I went back to your original post just now, and I think there's an over-riding issue that we haven't adequately dealt with.

It is highly unlikely that you can recover the costs of a more elaborate and professionally aided production by sales of a CD or other recording distribution method. Setting aside your musical skills and inherent listenability (because even if they are high, they are immaterial to this issue) unless you have a significant fan base or publicity budget and focus, the professional production will not in anyway repay your investment in a cold, hard, accounting way. Are you Canadian? I get the impression that there are some Canadian practices that might mitigate this statement from a USA resident just a bit.

I'm not a music industry professional. Anyone here who is and wants to dispute this can join in with their valuable experience.

This may be a dream project for you. You may want to hear what you'd sound like with better production. If you have the money and that desire, you may still want to proceed with your goal.

An alternative is just to work on recording with a low-ish budget. Everything from a straight-off home recording to renting some studio and engineer time to record the guitar tracks and adding any sweetening later outside of a studio with line-in "DI" electric bass and "virtual instruments" that yourself or any friends who you can ask to contribute to your project. The advantage of using VI keyboards, electric drums and or DI bass is that they can sound reasonably good without studio space, microphones and other costs. You could also return to the studio/engineer to mix your outside the studio VI/DI tracks with the solo acoustic tracks you recorded there first.

If learning how to do even a bit of that is to big a commitment for your desired timeline, then I'd suggest just solo acoustic guitar. The studio and engineer time if you have your arrangements and playing down should not be that high, and the production time also low.

You can pay someone to master it, or use something like Ozone to help guide you to do it yourself. You could look at "all in one" services that will produce CDs and serve as middle-men to streaming services or just burn them on CDR disks for your friends and work out whatever digital distribution options yourself. Even something as informal as setting up a free YouTube channel may get you a few hundred listens for no upfront cost.

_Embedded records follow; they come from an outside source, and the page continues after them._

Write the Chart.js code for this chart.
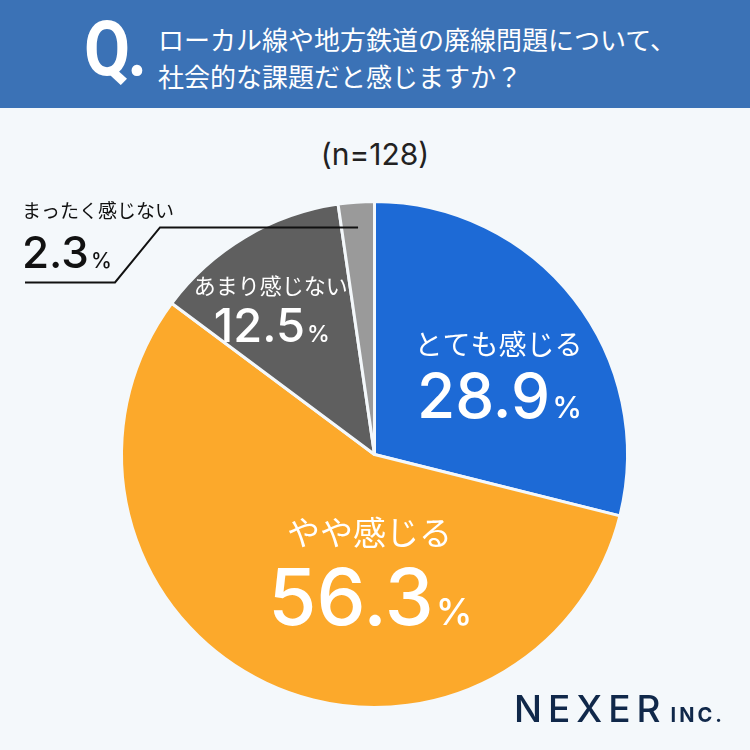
<!DOCTYPE html>
<html>
<head>
<meta charset="utf-8">
<script src="https://cdn.jsdelivr.net/npm/chart.js@4"></script>
<style>
  body { margin: 0; background: #f4f8fb; }
  #wrap { position: relative; width: 750px; height: 750px; background: #f4f8fb; overflow: hidden; font-family: "Noto Sans CJK JP", "Noto Sans", sans-serif; }
  #head { position: absolute; left: 0; top: 0; width: 750px; height: 108px; background: #3b72b6; }
  #q { position: absolute; left: 84px; top: 4px; color: #fff; font: bold 76px Roboto, sans-serif; letter-spacing: -3px; transform: scaleX(0.88); transform-origin: left top; }
  #title { position: absolute; left: 158px; top: 20px; color: #fff; font-size: 26px; line-height: 37px; }
  #n { position: absolute; left: 0; width: 750px; top: 136px; text-align: center; font: 30px Inter, sans-serif; color: #222; }
  #logo { position: absolute; left: 514px; top: 686px; color: #10284a; font: 500 37px Inter, sans-serif; letter-spacing: 6px; }
  #logo span { font-size: 20px; font-weight: bold; letter-spacing: 3px; margin-left: 4px; }
  canvas { position: absolute; left: 0; top: 0; }
</style>
</head>
<body>
<div id="wrap">
  <div id="head">
    <div id="q">Q.</div>
    <div id="title">ローカル線や地方鉄道の廃線問題について、<br>社会的な課題だと感じますか？</div>
  </div>
  <div id="n">(n=128)</div>
  <canvas id="pie" width="750" height="750"></canvas>
  <div id="logo">NEXER<span>INC.</span></div>
</div>
<script>
const labels = ['とても感じる', 'やや感じる', 'あまり感じない', 'まったく感じない'];
const values = [28.9, 56.3, 12.5, 2.3];
const colors = ['#1d6ad6', '#fca92b', '#5f5f5f', '#9a9a9a'];

// label placement relative to pie centre, in units of radius
const labelPos = [[0.49, -0.32], [-0.02, 0.45], [-0.41, -0.58], null];
const nameSize = [28, 33, 22, 19];
const numSize = [62, 78, 47, 44];

const labelPlugin = {
  id: 'sliceLabels',
  afterDatasetsDraw(chart) {
    const ctx = chart.ctx;
    const arcs = chart.getDatasetMeta(0).data;
    const cx = arcs[0].x, cy = arcs[0].y, r = arcs[0].outerRadius;
    ctx.save();
    ctx.textBaseline = 'alphabetic';
    values.forEach((v, i) => {
      const txt = v.toFixed(1);
      let x, y, col;
      if (labelPos[i]) {
        x = cx + labelPos[i][0] * r;
        y = cy + labelPos[i][1] * r;
        col = '#fff';
        ctx.textAlign = 'center';
      } else {
        x = 22; y = cy - 227; col = '#111';
        ctx.textAlign = 'left';
      }
      ctx.fillStyle = col;
      ctx.font = nameSize[i] + 'px "Noto Sans CJK JP"';
      if (labelPos[i]) ctx.fillText(labels[i], x, y - numSize[i] * 0.3);
      else ctx.fillText(labels[i], x, y - 10);
      ctx.font = '500 ' + numSize[i] + 'px Inter';
      const w1 = ctx.measureText(txt).width;
      ctx.font = '500 ' + Math.round(numSize[i] * 0.48) + 'px Inter';
      const w2 = ctx.measureText('%').width;
      const sx = labelPos[i] ? x - (w1 + w2) / 2 : x;
      const numY = labelPos[i] ? y + numSize[i] * 0.72 : y + 40;
      ctx.textAlign = 'left';
      ctx.font = '500 ' + numSize[i] + 'px Inter';
      ctx.fillText(txt, sx, numY);
      ctx.font = '500 ' + Math.round(numSize[i] * 0.48) + 'px Inter';
      ctx.fillText('%', sx + w1 + 2, numY);
    });
    // leader line for the small slice
    const a = arcs[3];
    const mid = (a.startAngle + a.endAngle) / 2;
    const ex = cx + Math.cos(mid) * r * 0.9;
    const ly = cy + Math.sin(mid) * r * 0.9;
    ctx.strokeStyle = '#111';
    ctx.lineWidth = 2;
    ctx.beginPath();
    ctx.moveTo(ex, ly);
    ctx.lineTo(160, ly);
    ctx.lineTo(115, ly + 55);
    ctx.lineTo(25, ly + 55);
    ctx.stroke();
    ctx.restore();
  }
};

new Chart(document.getElementById('pie'), {
  type: 'pie',
  data: {
    labels,
    datasets: [{
      data: values,
      backgroundColor: colors,
      borderColor: '#f4f8fb',
      borderWidth: 3
    }]
  },
  options: {
    responsive: false,
    animation: false,
    layout: { padding: { top: 200, bottom: 41, left: 120, right: 121 } },
    plugins: { legend: { display: false }, tooltip: { enabled: false } }
  },
  plugins: [labelPlugin]
});
</script>
</body>
</html>
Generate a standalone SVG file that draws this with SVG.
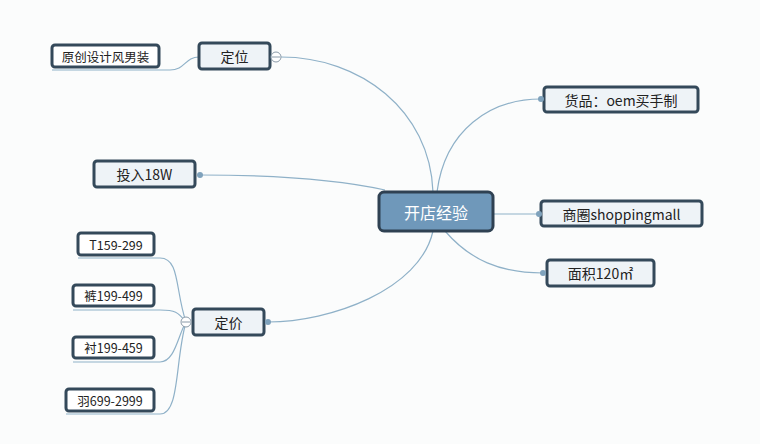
<svg xmlns="http://www.w3.org/2000/svg" width="760" height="444" viewBox="0 0 760 444">
<style>
.bg{fill:#fbfcfc}
.c{fill:none;stroke:#8fb1c8;stroke-width:1.2}
.n{fill:#eef3f7;stroke:#34495a;stroke-width:3}
.l{fill:#ffffff;stroke:#34495a;stroke-width:3}
.root{fill:#6f98ba;stroke:#2f4152;stroke-width:3}
.t{font-family:"Noto Sans CJK SC","Liberation Sans",sans-serif;font-size:14px;fill:#222;text-anchor:middle;dominant-baseline:central}
.tl{font-size:12.5px}
.tr{font-size:16px;fill:#ffffff}
.dot{fill:#7fa2bc}
.col{fill:#ffffff;stroke:#8a9aa8;stroke-width:1}
.cl{stroke:#8a9aa8;stroke-width:1}
</style>
<rect class="bg" x="0" y="0" width="760" height="444"/>
<g id="connectors">
<path class="c" d="M433,192 C430,110 360,57 281,57"/>
<path class="c" d="M437,192 C445,130 490,99 541,99"/>
<path class="c" d="M385,190 C330,178 260,175 200,175"/>
<path class="c" d="M493,214 L539,214"/>
<path class="c" d="M445,231 C470,260 500,273 543,273"/>
<path class="c" d="M433,231 C420,290 330,322 268,322"/>
<path class="c" d="M199,57 C185,57 185,70 170,70 L52,70"/>
<path class="c" d="M186,322 C175,290 180,258 160,258 L78,258"/>
<path class="c" d="M186,322 C178,312 175,310 160,310 L73,310"/>
<path class="c" d="M186,322 C178,335 175,362 160,362 L73,362"/>
<path class="c" d="M186,322 C175,360 180,414 160,414 L66,414"/>
</g>
<g id="root"><rect class="root" x="379" y="192" width="114" height="39" rx="5"/><text class="t tr" x="436" y="212">开店经验</text></g>
<g id="dingwei"><rect class="n" x="199" y="43" width="71" height="26" rx="3"/><text class="t" x="234.5" y="56">定位</text>
<circle class="col" cx="276" cy="57" r="5"/><line class="cl" x1="272" y1="57" x2="280" y2="57"/></g>
<g id="yuanchuang"><rect class="l" x="52" y="45" width="107" height="22" rx="3"/><text class="t tl" x="105.5" y="56">原创设计风男装</text></g>
<g id="huopin"><rect class="n" x="544" y="87" width="154" height="25" rx="3"/><text class="t" x="621" y="99.5">货品：oem买手制</text><circle class="dot" cx="541" cy="99" r="3"/></g>
<g id="shangquan"><rect class="n" x="541" y="201" width="161" height="25" rx="3"/><text class="t" x="621.5" y="213.5">商圈shoppingmall</text><circle class="dot" cx="539" cy="214" r="3"/></g>
<g id="mianji"><rect class="n" x="547" y="260" width="107" height="26" rx="3"/><text class="t" x="600.5" y="273">面积120㎡</text><circle class="dot" cx="543" cy="273" r="3"/></g>
<g id="touru"><rect class="n" x="94" y="161" width="101" height="26" rx="3"/><text class="t" x="144.5" y="174">投入18W</text><circle class="dot" cx="200" cy="175" r="3"/></g>
<g id="dingjia"><rect class="n" x="193" y="309" width="71" height="26" rx="3"/><text class="t" x="228.5" y="322">定价</text><circle class="dot" cx="268" cy="322" r="3"/>
<circle class="col" cx="186" cy="322" r="5"/><line class="cl" x1="182" y1="322" x2="190" y2="322"/></g>
<g id="t159"><rect class="l" x="78" y="233" width="76" height="22" rx="3"/><text class="t tl" x="116" y="244">T159-299</text></g>
<g id="ku199"><rect class="l" x="73" y="285" width="81" height="21" rx="3"/><text class="t tl" x="113.5" y="295.5">裤199-499</text></g>
<g id="chen199"><rect class="l" x="73" y="337" width="81" height="21" rx="3"/><text class="t tl" x="113.5" y="347.5">衬199-459</text></g>
<g id="yu699"><rect class="l" x="66" y="389" width="88" height="22" rx="3"/><text class="t tl" x="110" y="400">羽699-2999</text></g>
</svg>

I haven't looked at this myself for sometime, but I seem to recall that CD Baby is one of those all-in-one services for offering distribution packages at a cost. Not an endorsement. I haven't used them or "shopped for services" myself recently.

If any of the distribution options get you some additional listeners and maybe even a little bit of payments, it may be worth it to you on an ego or artistic basis, but I would not expect any appreciable revenue. I don't know that quality or elaborateness of production will change that much, thus the ideas for minimizing those costs.

Or course I may be wrong on some of this, and I believe me I don't want to blunt your desires for your art and project. I just sincerely believe this issue is important to address.